ENTRIES SUPPLIED:
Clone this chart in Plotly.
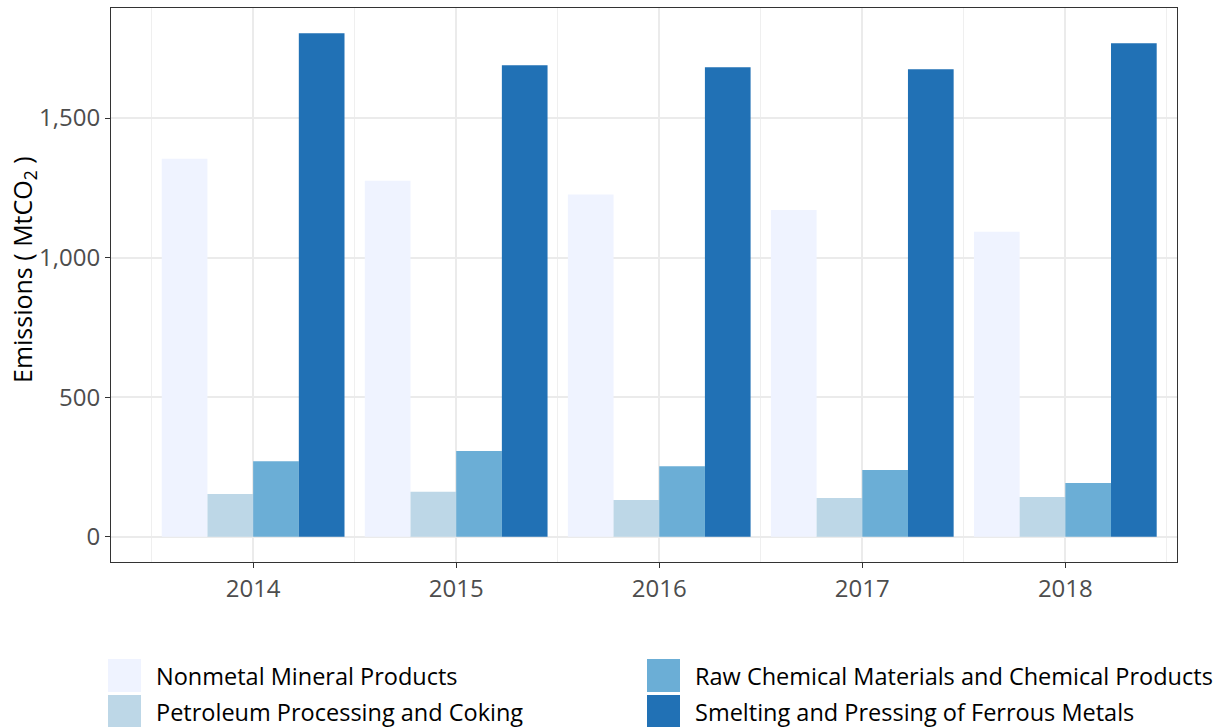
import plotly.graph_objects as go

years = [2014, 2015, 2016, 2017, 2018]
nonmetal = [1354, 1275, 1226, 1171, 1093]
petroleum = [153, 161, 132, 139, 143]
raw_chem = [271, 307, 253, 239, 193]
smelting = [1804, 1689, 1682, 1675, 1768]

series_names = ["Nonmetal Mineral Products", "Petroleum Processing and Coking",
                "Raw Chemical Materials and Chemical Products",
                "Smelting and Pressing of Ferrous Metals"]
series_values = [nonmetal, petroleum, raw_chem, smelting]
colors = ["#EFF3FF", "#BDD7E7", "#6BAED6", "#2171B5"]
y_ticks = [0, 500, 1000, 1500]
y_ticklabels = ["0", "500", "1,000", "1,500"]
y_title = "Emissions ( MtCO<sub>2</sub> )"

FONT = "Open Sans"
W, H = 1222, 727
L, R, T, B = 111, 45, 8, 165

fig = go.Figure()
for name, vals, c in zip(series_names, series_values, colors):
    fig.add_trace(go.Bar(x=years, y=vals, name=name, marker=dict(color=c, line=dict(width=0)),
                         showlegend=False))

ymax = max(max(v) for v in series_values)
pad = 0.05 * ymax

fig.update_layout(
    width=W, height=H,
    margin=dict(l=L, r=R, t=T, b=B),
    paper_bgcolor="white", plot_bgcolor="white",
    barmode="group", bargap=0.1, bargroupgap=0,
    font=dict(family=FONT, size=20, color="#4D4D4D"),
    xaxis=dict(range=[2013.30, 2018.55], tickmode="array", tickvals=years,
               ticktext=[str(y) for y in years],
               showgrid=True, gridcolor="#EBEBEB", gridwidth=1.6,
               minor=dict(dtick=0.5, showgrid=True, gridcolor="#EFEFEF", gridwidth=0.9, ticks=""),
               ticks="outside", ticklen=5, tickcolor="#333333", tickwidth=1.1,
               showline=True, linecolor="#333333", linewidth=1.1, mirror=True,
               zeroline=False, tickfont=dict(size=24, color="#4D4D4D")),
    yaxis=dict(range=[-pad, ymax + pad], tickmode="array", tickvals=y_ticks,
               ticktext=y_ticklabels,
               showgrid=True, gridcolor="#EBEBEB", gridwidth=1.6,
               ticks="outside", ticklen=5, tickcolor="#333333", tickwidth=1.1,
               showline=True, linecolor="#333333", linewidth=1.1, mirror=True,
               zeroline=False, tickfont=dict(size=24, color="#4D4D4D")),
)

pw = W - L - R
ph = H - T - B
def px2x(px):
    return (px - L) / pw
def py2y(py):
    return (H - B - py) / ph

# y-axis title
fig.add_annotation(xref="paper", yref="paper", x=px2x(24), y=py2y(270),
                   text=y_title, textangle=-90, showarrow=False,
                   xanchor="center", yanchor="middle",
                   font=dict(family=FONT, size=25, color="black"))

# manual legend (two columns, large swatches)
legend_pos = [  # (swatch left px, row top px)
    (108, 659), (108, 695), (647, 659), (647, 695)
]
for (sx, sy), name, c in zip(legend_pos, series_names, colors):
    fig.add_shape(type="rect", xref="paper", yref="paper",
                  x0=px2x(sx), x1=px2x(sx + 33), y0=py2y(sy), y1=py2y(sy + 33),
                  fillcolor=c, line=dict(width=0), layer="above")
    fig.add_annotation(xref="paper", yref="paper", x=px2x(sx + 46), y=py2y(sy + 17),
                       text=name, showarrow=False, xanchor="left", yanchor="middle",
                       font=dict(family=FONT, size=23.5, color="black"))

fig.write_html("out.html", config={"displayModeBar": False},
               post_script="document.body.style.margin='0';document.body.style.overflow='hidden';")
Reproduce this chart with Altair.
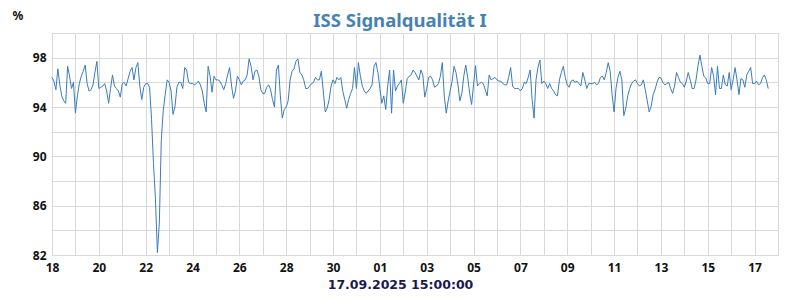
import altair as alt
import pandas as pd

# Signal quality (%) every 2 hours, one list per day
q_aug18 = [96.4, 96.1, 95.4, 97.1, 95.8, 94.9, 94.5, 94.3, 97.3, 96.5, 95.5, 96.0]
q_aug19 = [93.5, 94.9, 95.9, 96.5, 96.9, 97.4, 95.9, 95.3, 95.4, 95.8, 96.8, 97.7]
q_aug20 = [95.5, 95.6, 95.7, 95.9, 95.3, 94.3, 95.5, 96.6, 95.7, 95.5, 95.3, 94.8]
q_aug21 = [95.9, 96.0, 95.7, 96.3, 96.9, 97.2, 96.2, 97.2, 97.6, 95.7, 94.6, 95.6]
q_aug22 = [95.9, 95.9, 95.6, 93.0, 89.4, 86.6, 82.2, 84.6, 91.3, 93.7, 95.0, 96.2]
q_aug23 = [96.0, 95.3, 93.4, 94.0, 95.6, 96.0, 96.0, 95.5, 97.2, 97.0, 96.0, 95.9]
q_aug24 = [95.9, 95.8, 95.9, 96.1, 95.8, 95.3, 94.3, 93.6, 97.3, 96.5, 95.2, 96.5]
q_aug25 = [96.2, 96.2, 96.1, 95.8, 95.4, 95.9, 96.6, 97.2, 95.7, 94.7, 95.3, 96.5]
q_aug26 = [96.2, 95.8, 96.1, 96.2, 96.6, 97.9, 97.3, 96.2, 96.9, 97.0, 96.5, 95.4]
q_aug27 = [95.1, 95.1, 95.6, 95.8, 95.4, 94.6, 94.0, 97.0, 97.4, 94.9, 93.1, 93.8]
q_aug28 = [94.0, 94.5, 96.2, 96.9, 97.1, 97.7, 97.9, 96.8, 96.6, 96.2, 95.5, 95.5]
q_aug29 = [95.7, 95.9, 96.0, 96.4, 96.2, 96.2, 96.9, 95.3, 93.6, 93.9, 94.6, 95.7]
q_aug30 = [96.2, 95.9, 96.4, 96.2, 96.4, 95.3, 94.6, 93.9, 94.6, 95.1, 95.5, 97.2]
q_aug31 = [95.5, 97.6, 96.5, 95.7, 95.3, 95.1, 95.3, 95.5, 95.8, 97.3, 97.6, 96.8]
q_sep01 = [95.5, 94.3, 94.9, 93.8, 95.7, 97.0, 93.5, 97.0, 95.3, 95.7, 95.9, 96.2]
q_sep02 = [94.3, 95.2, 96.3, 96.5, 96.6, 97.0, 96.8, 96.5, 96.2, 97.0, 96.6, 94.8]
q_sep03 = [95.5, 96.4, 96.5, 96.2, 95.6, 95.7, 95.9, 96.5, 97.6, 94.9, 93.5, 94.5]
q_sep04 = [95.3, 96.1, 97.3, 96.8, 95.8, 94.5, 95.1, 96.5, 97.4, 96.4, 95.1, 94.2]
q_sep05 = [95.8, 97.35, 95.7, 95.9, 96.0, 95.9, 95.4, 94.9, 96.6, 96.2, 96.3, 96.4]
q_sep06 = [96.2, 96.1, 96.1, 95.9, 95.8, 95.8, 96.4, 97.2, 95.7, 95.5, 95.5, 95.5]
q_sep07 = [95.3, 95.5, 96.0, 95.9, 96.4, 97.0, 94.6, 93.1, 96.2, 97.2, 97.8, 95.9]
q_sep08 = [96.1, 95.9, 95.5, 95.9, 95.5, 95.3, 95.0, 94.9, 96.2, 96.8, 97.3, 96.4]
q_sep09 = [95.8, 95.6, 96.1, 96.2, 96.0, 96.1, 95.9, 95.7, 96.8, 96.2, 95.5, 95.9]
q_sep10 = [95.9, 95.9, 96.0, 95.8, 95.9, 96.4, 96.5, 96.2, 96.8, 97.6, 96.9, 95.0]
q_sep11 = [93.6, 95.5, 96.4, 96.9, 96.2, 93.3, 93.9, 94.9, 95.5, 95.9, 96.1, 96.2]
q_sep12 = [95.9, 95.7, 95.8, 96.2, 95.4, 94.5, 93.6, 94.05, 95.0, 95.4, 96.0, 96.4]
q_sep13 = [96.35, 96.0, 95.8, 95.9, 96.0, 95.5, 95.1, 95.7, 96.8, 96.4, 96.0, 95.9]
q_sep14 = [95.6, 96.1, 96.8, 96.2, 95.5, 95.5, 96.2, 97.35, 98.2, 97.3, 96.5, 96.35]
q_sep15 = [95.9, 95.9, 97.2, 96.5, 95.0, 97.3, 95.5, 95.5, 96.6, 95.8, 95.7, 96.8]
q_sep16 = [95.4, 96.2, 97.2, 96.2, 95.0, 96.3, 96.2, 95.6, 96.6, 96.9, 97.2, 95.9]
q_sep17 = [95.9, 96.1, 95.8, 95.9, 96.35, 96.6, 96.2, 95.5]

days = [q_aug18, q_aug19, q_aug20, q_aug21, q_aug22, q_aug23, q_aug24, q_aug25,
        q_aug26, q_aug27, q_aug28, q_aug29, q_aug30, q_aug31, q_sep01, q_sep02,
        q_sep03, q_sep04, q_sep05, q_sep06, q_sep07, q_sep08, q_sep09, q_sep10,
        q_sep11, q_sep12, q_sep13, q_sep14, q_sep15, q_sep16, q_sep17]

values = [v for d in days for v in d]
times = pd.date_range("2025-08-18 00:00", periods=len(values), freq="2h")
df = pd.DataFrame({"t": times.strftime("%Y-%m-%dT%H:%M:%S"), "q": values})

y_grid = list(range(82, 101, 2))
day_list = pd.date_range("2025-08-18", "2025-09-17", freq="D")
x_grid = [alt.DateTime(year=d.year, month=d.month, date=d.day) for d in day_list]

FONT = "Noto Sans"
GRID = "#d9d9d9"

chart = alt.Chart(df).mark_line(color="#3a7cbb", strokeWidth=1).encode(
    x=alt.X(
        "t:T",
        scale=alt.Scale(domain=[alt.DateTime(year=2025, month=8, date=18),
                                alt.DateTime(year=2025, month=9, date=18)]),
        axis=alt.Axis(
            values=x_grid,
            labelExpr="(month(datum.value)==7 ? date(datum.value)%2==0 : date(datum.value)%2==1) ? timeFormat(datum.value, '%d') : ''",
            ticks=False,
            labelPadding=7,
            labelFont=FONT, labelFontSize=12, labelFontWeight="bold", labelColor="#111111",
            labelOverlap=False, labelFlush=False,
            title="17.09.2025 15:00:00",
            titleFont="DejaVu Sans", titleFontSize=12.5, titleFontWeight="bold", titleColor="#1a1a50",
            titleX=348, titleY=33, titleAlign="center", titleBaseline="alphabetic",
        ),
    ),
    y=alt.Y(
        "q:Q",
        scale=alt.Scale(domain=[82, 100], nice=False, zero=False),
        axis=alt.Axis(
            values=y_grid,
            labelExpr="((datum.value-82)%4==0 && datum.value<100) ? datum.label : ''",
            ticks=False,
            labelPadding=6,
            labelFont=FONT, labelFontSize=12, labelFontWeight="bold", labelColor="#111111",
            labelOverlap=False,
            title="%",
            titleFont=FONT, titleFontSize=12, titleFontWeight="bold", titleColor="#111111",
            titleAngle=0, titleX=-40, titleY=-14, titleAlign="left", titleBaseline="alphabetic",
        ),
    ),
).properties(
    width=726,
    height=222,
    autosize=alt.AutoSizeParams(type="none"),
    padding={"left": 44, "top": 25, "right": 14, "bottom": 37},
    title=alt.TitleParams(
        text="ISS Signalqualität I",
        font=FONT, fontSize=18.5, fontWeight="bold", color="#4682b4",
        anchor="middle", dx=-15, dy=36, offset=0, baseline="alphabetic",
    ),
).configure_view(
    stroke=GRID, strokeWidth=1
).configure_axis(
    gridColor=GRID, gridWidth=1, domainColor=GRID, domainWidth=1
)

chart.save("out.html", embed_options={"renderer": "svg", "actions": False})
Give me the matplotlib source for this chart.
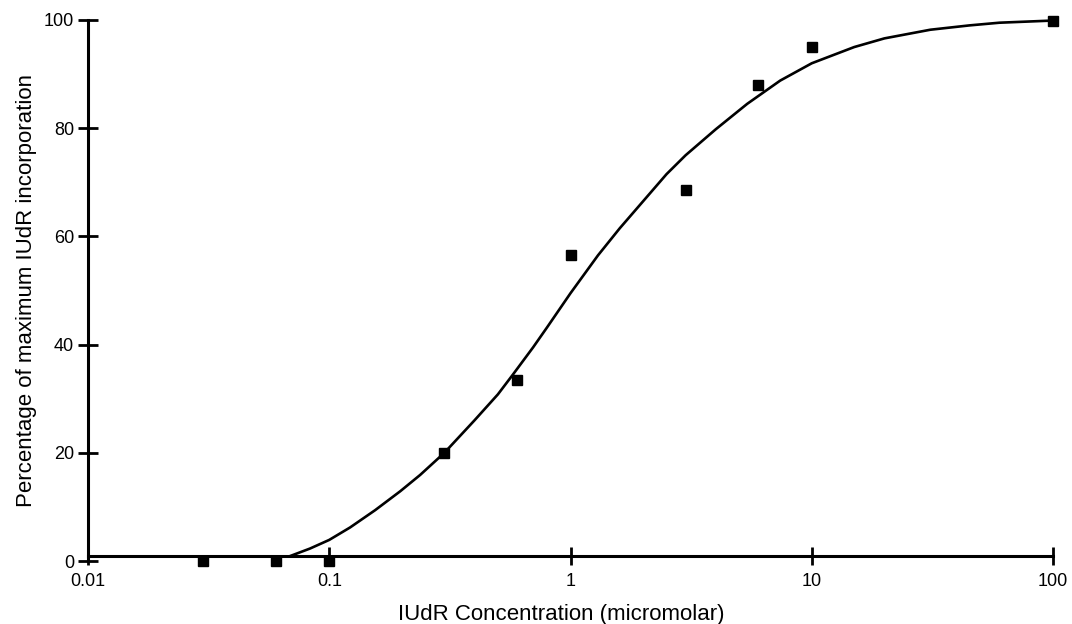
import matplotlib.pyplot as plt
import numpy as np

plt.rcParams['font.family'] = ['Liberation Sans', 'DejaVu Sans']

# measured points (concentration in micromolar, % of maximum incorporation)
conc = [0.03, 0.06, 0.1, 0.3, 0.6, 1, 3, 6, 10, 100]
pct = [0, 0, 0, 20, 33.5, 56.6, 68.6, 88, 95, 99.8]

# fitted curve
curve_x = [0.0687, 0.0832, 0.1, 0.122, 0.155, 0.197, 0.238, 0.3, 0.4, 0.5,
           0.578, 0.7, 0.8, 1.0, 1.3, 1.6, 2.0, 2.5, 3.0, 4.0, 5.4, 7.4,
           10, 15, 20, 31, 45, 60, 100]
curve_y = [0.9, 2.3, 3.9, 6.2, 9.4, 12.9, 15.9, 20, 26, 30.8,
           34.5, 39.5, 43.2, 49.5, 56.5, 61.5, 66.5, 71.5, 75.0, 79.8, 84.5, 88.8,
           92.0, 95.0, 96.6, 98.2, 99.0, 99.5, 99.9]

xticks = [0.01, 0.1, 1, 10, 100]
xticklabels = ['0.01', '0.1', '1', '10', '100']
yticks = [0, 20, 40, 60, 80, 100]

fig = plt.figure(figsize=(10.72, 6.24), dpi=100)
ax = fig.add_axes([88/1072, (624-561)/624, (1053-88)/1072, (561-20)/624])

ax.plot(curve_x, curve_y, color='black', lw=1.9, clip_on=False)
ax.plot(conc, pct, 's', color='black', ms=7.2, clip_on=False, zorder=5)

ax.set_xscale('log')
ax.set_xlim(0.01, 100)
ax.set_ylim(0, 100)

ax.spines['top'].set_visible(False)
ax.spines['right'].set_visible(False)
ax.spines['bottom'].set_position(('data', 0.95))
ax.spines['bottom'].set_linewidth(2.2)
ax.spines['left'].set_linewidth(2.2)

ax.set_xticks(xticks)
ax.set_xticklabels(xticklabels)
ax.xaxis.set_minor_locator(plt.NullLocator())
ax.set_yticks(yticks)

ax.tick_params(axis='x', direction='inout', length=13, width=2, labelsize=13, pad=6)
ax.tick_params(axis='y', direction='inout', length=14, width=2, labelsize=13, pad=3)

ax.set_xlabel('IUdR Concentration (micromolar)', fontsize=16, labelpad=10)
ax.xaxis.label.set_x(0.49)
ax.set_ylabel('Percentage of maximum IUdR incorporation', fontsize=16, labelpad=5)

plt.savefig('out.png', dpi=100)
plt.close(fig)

TASK INSTRUCTIONS:
Repeat the records above exactly, from the first line through the line that contains "smelting = [1804, 1689, 1682, 1675, 1768]", and leave out the pictures.

TASK RESPONSE:
Clone this chart in Plotly.
import plotly.graph_objects as go

years = [2014, 2015, 2016, 2017, 2018]
nonmetal = [1354, 1275, 1226, 1171, 1093]
petroleum = [153, 161, 132, 139, 143]
raw_chem = [271, 307, 253, 239, 193]
smelting = [1804, 1689, 1682, 1675, 1768]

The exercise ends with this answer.